Synchronizable: This is equivalent to there being scalar functions ##h## and ##t## such that ##\omega = - h dt##. The text says that this ensures that ##\omega \wedge d\omega = 0##, meaning that synchronizable implies locally synchronizable (but the converse is not true); I think I see how this works although I probably need to brush up on wedge products to fully check it for myself

. The ZAMO congruence meets this condition, with ##h## being a function of ##r## and ##\theta## (which is why we can't just rescale the time coordinate to make ##\omega = - dt##, so the congruence is *not* proper time synchronizable) that I won't write down here; which means it also meets the above condition assuming that the implication just noted holds.
So to briefly recap, the chain of implications runs like this:
proper time synchronizable -> locally proper time synchronizable
proper time synchronizable -> synchronizable
locally proper time synchronizable -> locally synchronizable
synchronizable -> locally synchronizable
(If we drew this out as a diagram, it would form a diamond-shaped pattern.)
Now, looking at the exercise you mention, I see an important comment in it (bolded in the quote below):
Generalize the above discussion to the case that ##Z## is synchronizable but not proper time synchronizable by assuming one autocrat ##\gamma## and other observers who regard the consistency condition...as more important than insisting on their own proper time.
In other words, the "synchronized" clocks for all of the "other observers" will *not* run at the same rate as their proper time clocks do. That is what was bothering me about using the term "Einstein clock synchronization" with observers in relative motion: I've always understood Einstein clock synchronization to be a way of matching up spatially separated clocks whose proper time "runs at the same rate", which is of course a very restrictive condition (it basically means proper time synchronizable). If that requirement is dropped, so all we need are "common surfaces of simultaneity" without requiring that every observer's proper time ticks off the same amount between two such surfaces, then I agree that a much wider range of congruences can meet that requirement. (For the ZAMO congruence, the "autocrat" would be an observer at infinity, whose proper time is the same as Boyer-Lindquist coordinate time, which would be the "synchronized" time for the entire congruence--but would not match the proper time of any members of the congruence not at infinity.)
And just to briefly review the other congruences I mentioned in a previous post:
* A congruence of inertial observers in Minkowski spacetime obviously meets all four conditions.
* The Rindler congruence is synchronizable but not proper time synchronizable (the scalar ##h## is a function of the Rindler spatial coordinate ##x##). Same for the congruence of static observers in Schwarzschild spacetime.
* The Bell congruence does not meet any of the four conditions, as far as I can tell.
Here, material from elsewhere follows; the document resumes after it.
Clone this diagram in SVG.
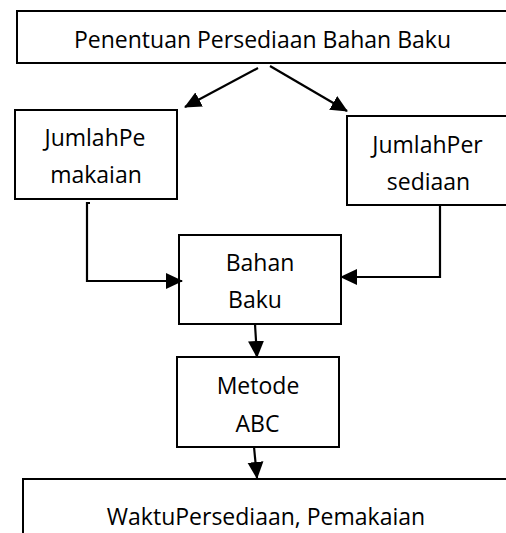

* The Painleve congruence is the interesting one: by the definitions given, it is proper time synchronizable (with the scalar ##t## being Painleve coordinate time), which means it meets all four conditions. However, it has nonzero expansion, which violates my intuition that only a rigid congruence can be proper time synchronizable (to phrase it in the proper terminology given all of the above). I'll need to consider this one some more.